There was also discussion about maintaining the dollar as the global reserve currency – a widening concern as digital coins surge in popularity and use – and how crypto could impact this.

Allaire said the question is will the U.S. support digital dollars as a form of stablecoins, which he believes will help America be the top competitor in the sector. Calling it a national economic and security priority, he said that “if this is the new economic infrastructure of the Internet then we want the dollar to play a strategic role.”

He said partnering with private companies becomes a way to compete against states nationalizing that structure and operating in surveillance mode. He noted that digital assets are already helping America compete globally, and therefore a central bank digital currency isn’t required.

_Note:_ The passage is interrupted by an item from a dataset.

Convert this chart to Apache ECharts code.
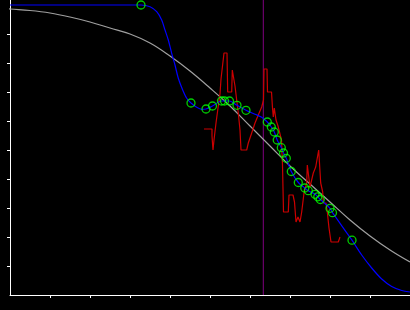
<!DOCTYPE html>
<html>
<head>
<meta charset="utf-8">
<script src="https://cdn.jsdelivr.net/npm/echarts@6/dist/echarts.min.js"></script>
<style>html,body{margin:0;padding:0;background:#000;}#c{width:410px;height:310px;}</style>
</head>
<body>
<div id="c"></div>
<script>
// Data in chart units (x: 0..400, y: 0..295)
var xTicks = [40, 80, 120, 160, 200, 240, 280, 320, 360];
var yTicks = [29, 58, 87, 116, 145, 174, 203, 232, 261];
var refX = 253.3;
var fitCurve = [[-10,287],[0,286],[20,284.5],[40,282],[60,278],[80,273],[100,267],[120,261],[140,252],[160,239],[180,224],[200,207],[220,189],[240,169],[260,149],[280,129],[300,111],[320,93],[340,75],[360,59],[380,45],[400,33]];
var measured = [[131,290],[181,192],[196,186],[202.5,189],[211.5,194],[214.5,194],[219.5,194],[227,189.7],[236,184.7],[257.3,173],[261.3,168],[264.3,163],[267.2,155],[271.3,147.3],[273.5,142],[276.3,136.7],[281.3,123.5],[288.3,112.5],[294.8,107],[298.3,104.3],[305,100.7],[307.8,98.2],[310.3,95.5],[320,86.7],[322.5,82.3],[342,54.8]];
var interpCurve = [[0,290],[131,290],[140,288.3],[146.7,283.3],[151.7,275],[155,265],[158.3,255],[161.7,241.7],[165,230],[168.3,216.7],[172.7,205],[176.7,196.7],[181,192],[186.7,187.7],[191.7,185.7],[196,186],[202.5,189],[211.5,194],[214.5,194],[219.5,194],[227,189.7],[236,184.7],[245,180.7],[251.7,177.7],[257.3,173],[261.3,168],[264.3,163],[267.2,155],[271.3,147.3],[273.5,142],[276.3,136.7],[281.3,123.5],[288.3,112.5],[294.8,107],[298.3,104.3],[305,100.7],[307.8,98.2],[310.3,95.5],[320,86.7],[322.5,82.3],[342,54.8],[351.7,40],[361.7,27],[371.7,16],[381.7,8.5],[391.7,4.5],[400,3]];
var raw = [[194,166],[202,166],[202,159],[203,145],[204,155],[206,172],[208,187],[210,201],[211,216],[212.3,218],[214,242],[217,242],[217.7,203],[221.7,203],[222.3,225],[224.3,225],[225,209],[226.7,195],[228.3,182],[230,165],[231,145],[236.7,145],[238.3,152],[241.7,162],[245,172],[248.3,180],[251.7,188],[253.5,195],[254,226],[257,226],[257.5,203],[261.5,203],[262.5,187],[263.3,178],[264.3,187],[266,175],[268,169],[270,167],[271.5,155],[272.5,130],[273.5,83],[278.3,83],[279,100],[283,100],[284.5,93],[286,73],[288,78],[290,73],[291.7,83],[293.3,83],[294,102],[296.7,112],[297.3,130],[299.3,130],[300,108],[302,108],[303.3,122],[305.7,128],[307.7,128],[308.7,145],[310.3,145],[310.7,112],[312.7,103],[313.3,92],[316,92],[317.3,83],[319,67],[321,53],[328.3,53],[330,58]];

var chart = echarts.init(document.getElementById('c'));
var axisLine = {show: true, lineStyle: {color: '#ffffff', width: 1}};
chart.setOption({
  backgroundColor: '#000000',
  animation: false,
  grid: {left: 10, right: 0, top: 0, bottom: 15},
  xAxis: {type: 'value', min: 0, max: 400, interval: 40,
    axisLine: axisLine, splitLine: {show: false}, axisLabel: {show: false},
    axisTick: {show: true, length: 3, inside: false, customValues: xTicks, lineStyle: {color: '#ffffff'}}},
  yAxis: {type: 'value', min: 0, max: 295, interval: 29,
    axisLine: axisLine, splitLine: {show: false}, axisLabel: {show: false},
    axisTick: {show: true, length: 3, inside: false, customValues: yTicks, lineStyle: {color: '#ffffff'}}},
  series: [
    {type: 'line', data: [[refX, 0], [refX, 295]], symbol: 'none', lineStyle: {color: '#800080', width: 1}, z: 1},
    {type: 'line', data: fitCurve, symbol: 'none', smooth: 0.4, clip: false, lineStyle: {color: '#a0a0a0', width: 1.2}, z: 2},
    {type: 'line', data: raw, symbol: 'none', lineStyle: {color: '#cc0000', width: 1.2}, z: 3},
    {type: 'line', data: interpCurve, symbol: 'none', smooth: 0.3, lineStyle: {color: '#0000ff', width: 1.2}, z: 4},
    {type: 'scatter', data: measured, symbol: 'circle', symbolSize: 8,
      itemStyle: {color: 'transparent', borderColor: '#00ff00', borderWidth: 1.3}, z: 5}
  ]
});
</script>
</body>
</html>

“The United States, and the U.S. dollar, [are] winning the digital currency space race, today. Dollar stablecoins are doing trillions of dollars of transactions, the experimental beta of the Chinese Yen is only doing ten billion dollars of transactions,” the executive said.

The question remains what will lawmakers do with this new information and how could they craft new rules. Judging by Wednesday’s hearing, there was little immediate resolution about how urgently policymakers will act, if at all.

“It is hard to see how this hearing creates momentum for legislation. The hearing did not create pressure on Congress to act immediately, Cowen analyst Jaret Seiberg said.

However, “the SEC remains likely to proceed with more enforcement and regulation. Nothing at the hearing would pressure the SEC to delay action.”

Still, market participants are eager to get some indication about policymakers' intentions. CoinDesk director Jodie Gunzberg told Yahoo Finance live that "it would be in the best interests of the United States if they could accelerate the learning curve and start to put in place some regulations, [serving] as the guide rail so that industry could develop more here.”